Significant tailwinds during approach resulted in the pilots' difficulty maintaining a level descent, and at 23:37 UTC, at an altitude of 300 feet (ft) above field elevation (AFE), al-Alami and Abu Hamdeh agreed to conduct a missed approach before reaching decision height. Al-Alami requested clearance to divert to Dhahran, and the controller ordered the aircraft to climb straight ahead to 800 ft.

The aircraft was configured for the go-around and soon climbed at a rate of 1,300 ft per minute with its landing gear up and flaps at 25 degrees. While the plane was in a 12-degree climb at an altitude of 750 ft AFE, it flew directly into a downburst, resulting in a significant drop in airspeed, and an increase in descent rate, nearly -4,200 ft per minute. In a last ditch attempt, the crew increased engine power from go-around setting to a maximum setting, and the airspeed increased to 170 kts, but it was already too late.

At an attitude of 10 degrees nose up with a left bank angle of 5 degrees, the Boeing 727 struck the left edge of Runway 34 tail- and left-wing first, nearly 2,050 meters from the threshold. During the impact, the rear cabin windows broke, the rear baggage hold burst open, and engines No. 1 and 3 both detached from the aircraft. After the first impact, the aircraft bounced and flew for a further 100 meters before falling back to the ground again. It then yawed to the left and began to skid sideways over the adjacent taxiways. A few seconds later, the plane rolled to the right and flipped over, damaging the right wing and the upper half of the vertical stabilizer. Careering rearwards and on its right side, flight 600 slid tail-first into a fire station garage. The Boeing 727 broke into three main pieces and a fire erupted at the moment of impact.

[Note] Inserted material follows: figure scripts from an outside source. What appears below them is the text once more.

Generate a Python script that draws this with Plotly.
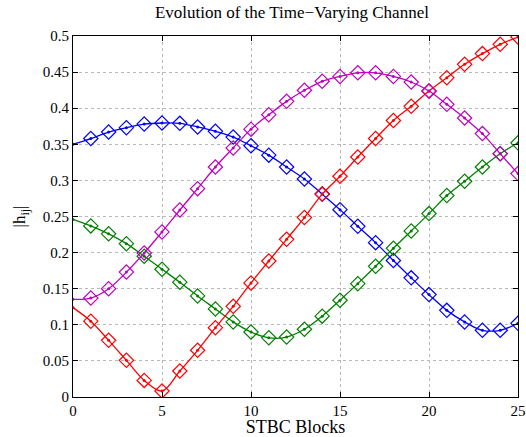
import plotly.graph_objects as go

blocks = list(range(26))
h_blue = [0.350, 0.358, 0.367, 0.373, 0.378, 0.3795, 0.379, 0.374, 0.368, 0.360, 0.348, 0.335, 0.3186,
          0.302, 0.281, 0.2595, 0.2364, 0.2138, 0.189, 0.165, 0.1418, 0.120, 0.104, 0.0924, 0.0924, 0.102]
h_green = [0.246, 0.237, 0.226, 0.2124, 0.195, 0.177, 0.159, 0.140, 0.122, 0.104, 0.090, 0.082, 0.083,
           0.0938, 0.112, 0.134, 0.157, 0.181, 0.206, 0.230, 0.254, 0.279, 0.2988, 0.3186, 0.337, 0.352]
h_red = [0.1238, 0.105, 0.0785, 0.0508, 0.023, 0.0083, 0.036, 0.0647, 0.096, 0.1256, 0.158, 0.1884, 0.2184,
         0.2485, 0.281, 0.3057, 0.3324, 0.358, 0.383, 0.4026, 0.4238, 0.4423, 0.4608, 0.4756, 0.4885, 0.4986]
h_mag = [0.1353, 0.137, 0.150, 0.173, 0.1995, 0.2286, 0.259, 0.2886, 0.3186, 0.345, 0.371, 0.391, 0.4095,
         0.4248, 0.4373, 0.444, 0.449, 0.449, 0.444, 0.4363, 0.4238, 0.4054, 0.3864, 0.3648, 0.337, 0.3094]

series = [(h_blue, "#0000FF"), (h_green, "#008000"), (h_red, "#FF0000"), (h_mag, "#BF00BF")]

xticks = [0, 5, 10, 15, 20, 25]
yticks = [0, 0.05, 0.1, 0.15, 0.2, 0.25, 0.3, 0.35, 0.4, 0.45, 0.5]
ylabels = ["0", "0.05", "0.1", "0.15", "0.2", "0.25", "0.3", "0.35", "0.4", "0.45", "0.5"]

fig = go.Figure()
for vals, col in series:
    fig.add_trace(go.Scatter(x=blocks, y=vals, mode="lines+markers",
                             line=dict(color=col, width=1.3, shape="spline"),
                             marker=dict(symbol="circle", size=3, color=col),
                             showlegend=False, hoverinfo="skip"))
    fig.add_trace(go.Scatter(x=blocks[1:], y=vals[1:], mode="markers",
                             marker=dict(symbol="diamond-open", size=11, color=col,
                                         line=dict(color=col, width=1.2)),
                             showlegend=False))

font = "Liberation Serif"
tf = dict(family=font, size=15, color="black")
fig.update_layout(
    width=526, height=437,
    margin=dict(l=73, r=8, t=36, b=40, autoexpand=False),
    paper_bgcolor="white", plot_bgcolor="white",
    font=dict(family=font, size=15, color="black"),
    title=dict(text="Evolution of the Time\u2212Varying Channel", x=0.555, xanchor="center",
               y=0.985, yanchor="top", font=dict(family=font, size=17, color="black")),
    xaxis=dict(range=[0, 25], tickvals=xticks, ticks="inside", ticklen=5, tickcolor="black",
               showline=True, linecolor="black", linewidth=1, mirror="ticks", automargin=False,
               showgrid=True, gridcolor="#b8b8b8", griddash="dot", gridwidth=1,
               zeroline=False, tickfont=tf,
               title=dict(text="STBC Blocks", font=dict(family=font, size=18), standoff=2)),
    yaxis=dict(range=[0, 0.5], tickvals=yticks, ticktext=ylabels, ticks="inside", ticklen=5,
               tickcolor="black", showline=True, linecolor="black", linewidth=1, mirror="ticks",
               automargin=False,
               showgrid=True, gridcolor="#b8b8b8", griddash="dot", gridwidth=1,
               zeroline=False, tickfont=tf,
               title=dict(text="|h<sub>ij</sub>|", font=dict(family=font, size=17), standoff=12)),
)
fig.write_html("out.html")
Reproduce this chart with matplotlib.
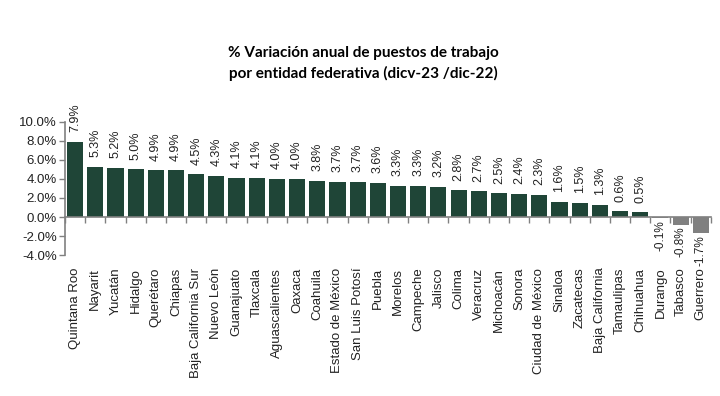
import matplotlib
matplotlib.use("Agg")
import matplotlib.pyplot as plt
import numpy as np

# Datos: variación anual de puestos de trabajo (%)
estados = ["Quintana Roo", "Nayarit", "Yucatán", "Hidalgo", "Querétaro", "Chiapas",
           "Baja California Sur", "Nuevo León", "Guanajuato", "Tlaxcala", "Aguascalientes",
           "Oaxaca", "Coahuila", "Estado de México", "San Luis Potosí", "Puebla", "Morelos",
           "Campeche", "Jalisco", "Colima", "Veracruz", "Michoacán", "Sonora",
           "Ciudad de México", "Sinaloa", "Zacatecas", "Baja California", "Tamaulipas",
           "Chihuahua", "Durango", "Tabasco", "Guerrero"]
variacion = [7.9, 5.3, 5.2, 5.0, 4.9, 4.9, 4.5, 4.3, 4.1, 4.1, 4.0, 4.0, 3.8, 3.7, 3.7,
             3.6, 3.3, 3.3, 3.2, 2.8, 2.7, 2.5, 2.4, 2.3, 1.6, 1.5, 1.3, 0.6, 0.5,
             -0.1, -0.8, -1.7]
y_ticks = [-4, -2, 0, 2, 4, 6, 8, 10]

plt.rcParams['font.family'] = ['Liberation Sans', 'DejaVu Sans']

verde = "#1f4537"
gris = "#808080"

fig = plt.figure(figsize=(7.2, 3.96), dpi=100)
ax = fig.add_axes([0.0903, 0.356, 0.897, 0.336])

x = np.arange(len(estados))
colores = [verde if v >= 0 else gris for v in variacion]
barras = ax.bar(x, variacion, width=0.8, color=colores)

# Etiquetas de valor: positivas arriba, negativas abajo (más pegadas)
etiq_pos = [f"{v:.1f}%" if v >= 0 else "" for v in variacion]
etiq_neg = [f"{v:.1f}%" if v < 0 else "" for v in variacion]
ax.bar_label(barras, labels=etiq_pos, rotation=90, padding=7, fontsize=9, color="#222222")
ax.bar_label(barras, labels=etiq_neg, rotation=90, padding=1.5, fontsize=8.5, color="#222222")

ax.set_xlim(-0.5, len(estados) - 0.5)
ax.set_ylim(-4, 10)
ax.set_yticks(y_ticks)
ax.set_yticklabels([f"{t:.1f}%" for t in y_ticks], fontsize=9.5, color="#222222")

# Eje x en el cero, etiquetas abajo
ax.spines['top'].set_visible(False)
ax.spines['right'].set_visible(False)
ax.spines['bottom'].set_position(('data', 0))
ax.spines['bottom'].set_color(gris)
ax.spines['left'].set_color(gris)
ax.spines['bottom'].set_linewidth(1.2)
ax.spines['left'].set_linewidth(1.2)

ax.set_xticks(x)
ax.set_xticklabels(estados, rotation=90, fontsize=9.5, color="#222222")
ax.set_xticks(np.arange(-0.5, len(estados), 1), minor=True)
ax.tick_params(axis='x', which='major', length=0, pad=36.5)
ax.tick_params(axis='x', which='minor', length=4, color=gris, width=1, direction='out')
ax.tick_params(axis='y', length=4, color=gris, width=1, pad=2)

fig.text(0.504, 0.84, "% Variación anual de puestos de trabajo\npor entidad federativa (dicv-23 /dic-22)",
         ha='center', va='center', fontsize=11, fontweight='bold', family='Lato',
         linespacing=1.5)

fig.savefig("out.png", dpi=100)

Of the 64 passengers and crew, 25 were killed as a result of impact forces while 20 died due to severe burns. 11 crew members survived the accident, including First Officer Abu Hamdeh and Flight Engineer al-Sayegh, along with eight passengers. Captain al-Alami was killed as a result of impact forces, and was dead by the time the aircraft came to a halt.

==Investigation==

=== Final report ===
In the final report, released by the State of Qatar on 15 December 1979, the investigation concluded that:

"The cause of the accident was the aircraft's encounter with a downburst associated with a thunderstorm, the effects of which exceeded the performance capability of the aircraft. The encounter resulted from the flight crew's decision to conduct an approach to land without due regard to the prevailing weather conditions."